Address the bad with the good

As part of that foundational narrative, acknowledging obstacles in your application is an opportunity to examine how less-than-ideal experiences changed your life, Parrott said.

“Share why it happened in the past, what you learned from it and how you’re growing professionally today,” he said. “Owning your flaws and turning that into an opportunity to explain how you want to grow is also an indicator that you’re seeing grad school as more than gaining some quantitative acumen or getting a promotion at work.”

Notably, Parrott highly encourages applicants to be forthright in addressing subpar academic results (either overall or within a specific period), employment gaps on their resumes and specific incidents within an academic or criminal record.

Within the Daniels application, ideal venues to address such issues are the optional open-ended third essay or the interview.

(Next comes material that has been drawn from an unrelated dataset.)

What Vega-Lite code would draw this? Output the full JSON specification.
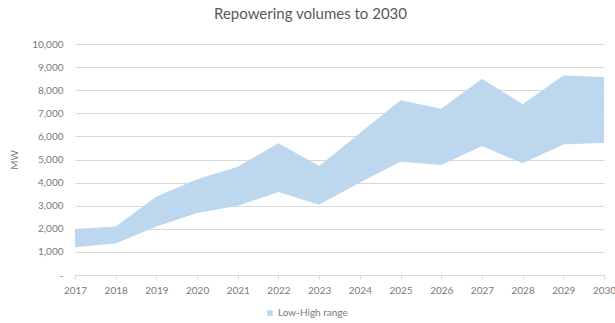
{
  "$schema": "https://vega.github.io/schema/vega-lite/v6.json",
  "width": 529,
  "height": 231,
  "autosize": "none",
  "padding": {"left": 75, "top": 44, "right": 11, "bottom": 48},
  "background": "white",
  "config": {
    "font": "Lato",
    "view": {"stroke": null}
  },
  "title": {
    "text": "Repowering volumes to 2030",
    "fontSize": 15,
    "fontWeight": "normal",
    "color": "#595959",
    "anchor": "middle",
    "dx": -29,
    "offset": 17
  },
  "data": {
    "values": [
      {"year": "2017", "low": 1200, "high": 1990, "series": "Low-High range"},
      {"year": "2018", "low": 1360, "high": 2100, "series": "Low-High range"},
      {"year": "2019", "low": 2100, "high": 3400, "series": "Low-High range"},
      {"year": "2020", "low": 2680, "high": 4150, "series": "Low-High range"},
      {"year": "2021", "low": 3000, "high": 4690, "series": "Low-High range"},
      {"year": "2022", "low": 3590, "high": 5700, "series": "Low-High range"},
      {"year": "2023", "low": 3040, "high": 4720, "series": "Low-High range"},
      {"year": "2024", "low": 4000, "high": 6150, "series": "Low-High range"},
      {"year": "2025", "low": 4900, "high": 7560, "series": "Low-High range"},
      {"year": "2026", "low": 4760, "high": 7200, "series": "Low-High range"},
      {"year": "2027", "low": 5580, "high": 8500, "series": "Low-High range"},
      {"year": "2028", "low": 4840, "high": 7390, "series": "Low-High range"},
      {"year": "2029", "low": 5650, "high": 8640, "series": "Low-High range"},
      {"year": "2030", "low": 5720, "high": 8570, "series": "Low-High range"}
    ]
  },
  "mark": {"type": "area", "opacity": 1},
  "encoding": {
    "x": {
      "field": "year",
      "type": "ordinal",
      "scale": {"type": "point", "padding": 0},
      "axis": {
        "title": null,
        "labelAngle": 0,
        "labelFontSize": 10,
        "labelColor": "#7a7a7a",
        "domainColor": "#d9d9d9",
        "tickColor": "#d9d9d9",
        "tickSize": 4,
        "labelPadding": 6,
        "grid": false
      }
    },
    "y": {
      "field": "high",
      "type": "quantitative",
      "scale": {"domain": [0, 10000], "nice": false},
      "axis": {
        "title": "MW",
        "titleFontSize": 10,
        "titleFontWeight": "normal",
        "titleColor": "#7a7a7a",
        "titlePadding": 12,
        "values": [0, 1000, 2000, 3000, 4000, 5000, 6000, 7000, 8000, 9000, 10000],
        "labelExpr": "datum.value == 0 ? '-' : format(datum.value, ',')",
        "labelFontSize": 10,
        "labelColor": "#7a7a7a",
        "labelPadding": 12,
        "domain": false,
        "ticks": false,
        "gridColor": "#d9d9d9",
        "gridWidth": 1
      }
    },
    "y2": {"field": "low"},
    "color": {
      "field": "series",
      "type": "nominal",
      "scale": {"range": ["#BDD7EE"]},
      "legend": {
        "title": null,
        "orient": "none",
        "legendX": 190,
        "legendY": 264,
        "symbolType": "square",
        "symbolSize": 30,
        "labelFontSize": 10,
        "labelColor": "#7a7a7a",
        "labelOffset": 3
      }
    }
  }
}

“Use candor and be professional,” Parrott said, “but in no way sugarcoat things. Inauthenticity is easy to detect in the application process and could be a detriment.”

Ideally, you set the tone

In short, admission to Daniels is based on:

  • Evidence of academic capacity
  • Indicators of professional fit
  • EQ as reflected in a candidate’s likely contribution to the Daniels culture and fellow students’ success

Given the abundance of qualitative measures inherent in the admissions process, your ability to acknowledge and assess your personal journey’s twists and turns is essential.

“Disclosing these things shows a high level of emotional intelligence,” Parrott said. “These factors are part of a holistic application. They provide context, helping the graduation admissions team connect the dots of your journey. A strong application leaves nothing open to interpretation.”